DATA SEGMENT
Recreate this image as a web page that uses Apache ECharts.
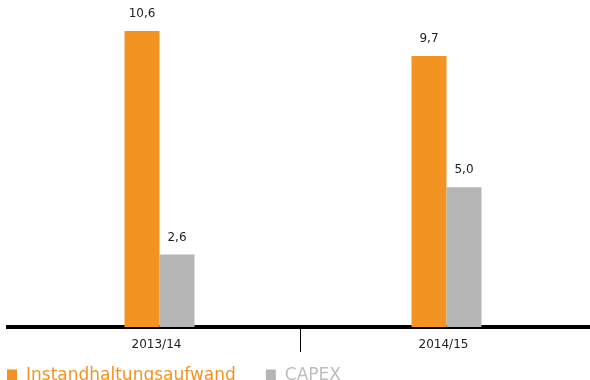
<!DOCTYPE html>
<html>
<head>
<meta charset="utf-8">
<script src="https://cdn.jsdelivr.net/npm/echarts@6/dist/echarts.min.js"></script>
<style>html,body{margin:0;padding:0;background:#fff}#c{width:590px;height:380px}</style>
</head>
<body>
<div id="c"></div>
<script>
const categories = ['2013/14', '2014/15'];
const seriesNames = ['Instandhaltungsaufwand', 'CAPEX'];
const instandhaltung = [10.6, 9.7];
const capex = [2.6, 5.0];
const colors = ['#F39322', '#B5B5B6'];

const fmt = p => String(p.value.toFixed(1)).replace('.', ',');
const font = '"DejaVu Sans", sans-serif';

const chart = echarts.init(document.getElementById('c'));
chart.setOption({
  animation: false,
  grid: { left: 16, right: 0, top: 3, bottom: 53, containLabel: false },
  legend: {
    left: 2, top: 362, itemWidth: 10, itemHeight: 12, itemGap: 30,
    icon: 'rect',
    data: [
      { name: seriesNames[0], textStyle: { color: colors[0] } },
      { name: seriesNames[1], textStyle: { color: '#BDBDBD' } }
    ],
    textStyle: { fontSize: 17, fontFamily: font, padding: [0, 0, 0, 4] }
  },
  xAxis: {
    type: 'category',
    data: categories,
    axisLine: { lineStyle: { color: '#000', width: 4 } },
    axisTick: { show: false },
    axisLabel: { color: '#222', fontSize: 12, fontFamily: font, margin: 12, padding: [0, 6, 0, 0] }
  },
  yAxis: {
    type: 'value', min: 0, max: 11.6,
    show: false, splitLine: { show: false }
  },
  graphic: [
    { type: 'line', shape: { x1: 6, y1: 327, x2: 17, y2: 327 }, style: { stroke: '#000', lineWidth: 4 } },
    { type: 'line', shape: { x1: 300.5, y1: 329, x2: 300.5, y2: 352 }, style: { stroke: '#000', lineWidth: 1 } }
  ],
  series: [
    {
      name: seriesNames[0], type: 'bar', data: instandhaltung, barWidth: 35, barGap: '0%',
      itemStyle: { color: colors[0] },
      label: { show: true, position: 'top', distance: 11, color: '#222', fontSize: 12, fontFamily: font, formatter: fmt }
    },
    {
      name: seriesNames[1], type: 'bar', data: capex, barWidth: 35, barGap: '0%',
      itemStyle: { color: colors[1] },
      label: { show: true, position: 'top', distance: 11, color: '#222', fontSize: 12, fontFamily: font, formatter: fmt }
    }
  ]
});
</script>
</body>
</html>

SHORT TASK
Quote the material in full and exactly; do not carry over its pictures.

SOLUTION TO THIS TASK
Recreate this image as a web page that uses Apache ECharts.
<!DOCTYPE html>
<html>
<head>
<meta charset="utf-8">
<script src="https://cdn.jsdelivr.net/npm/echarts@6/dist/echarts.min.js"></script>
<style>html,body{margin:0;padding:0;background:#fff}#c{width:590px;height:380px}</style>
</head>
<body>
<div id="c"></div>
<script>
const categories = ['2013/14', '2014/15'];
const seriesNames = ['Instandhaltungsaufwand', 'CAPEX'];
const instandhaltung = [10.6, 9.7];
const capex = [2.6, 5.0];
const colors = ['#F39322', '#B5B5B6'];

const fmt = p => String(p.value.toFixed(1)).replace('.', ',');
const font = '"DejaVu Sans", sans-serif';

const chart = echarts.init(document.getElementById('c'));
chart.setOption({
  animation: false,
  grid: { left: 16, right: 0, top: 3, bottom: 53, containLabel: false },
  legend: {
    left: 2, top: 362, itemWidth: 10, itemHeight: 12, itemGap: 30,
    icon: 'rect',
    data: [
      { name: seriesNames[0], textStyle: { color: colors[0] } },
      { name: seriesNames[1], textStyle: { color: '#BDBDBD' } }
    ],
    textStyle: { fontSize: 17, fontFamily: font, padding: [0, 0, 0, 4] }
  },
  xAxis: {
    type: 'category',
    data: categories,
    axisLine: { lineStyle: { color: '#000', width: 4 } },
    axisTick: { show: false },
    axisLabel: { color: '#222', fontSize: 12, fontFamily: font, margin: 12, padding: [0, 6, 0, 0] }
  },
  yAxis: {
    type: 'value', min: 0, max: 11.6,
    show: false, splitLine: { show: false }
  },
  graphic: [
    { type: 'line', shape: { x1: 6, y1: 327, x2: 17, y2: 327 }, style: { stroke: '#000', lineWidth: 4 } },
    { type: 'line', shape: { x1: 300.5, y1: 329, x2: 300.5, y2: 352 }, style: { stroke: '#000', lineWidth: 1 } }
  ],
  series: [
    {
      name: seriesNames[0], type: 'bar', data: instandhaltung, barWidth: 35, barGap: '0%',
      itemStyle: { color: colors[0] },
      label: { show: true, position: 'top', distance: 11, color: '#222', fontSize: 12, fontFamily: font, formatter: fmt }
    },
    {
      name: seriesNames[1], type: 'bar', data: capex, barWidth: 35, barGap: '0%',
      itemStyle: { color: colors[1] },
      label: { show: true, position: 'top', distance: 11, color: '#222', fontSize: 12, fontFamily: font, formatter: fmt }
    }
  ]
});
</script>
</body>
</html>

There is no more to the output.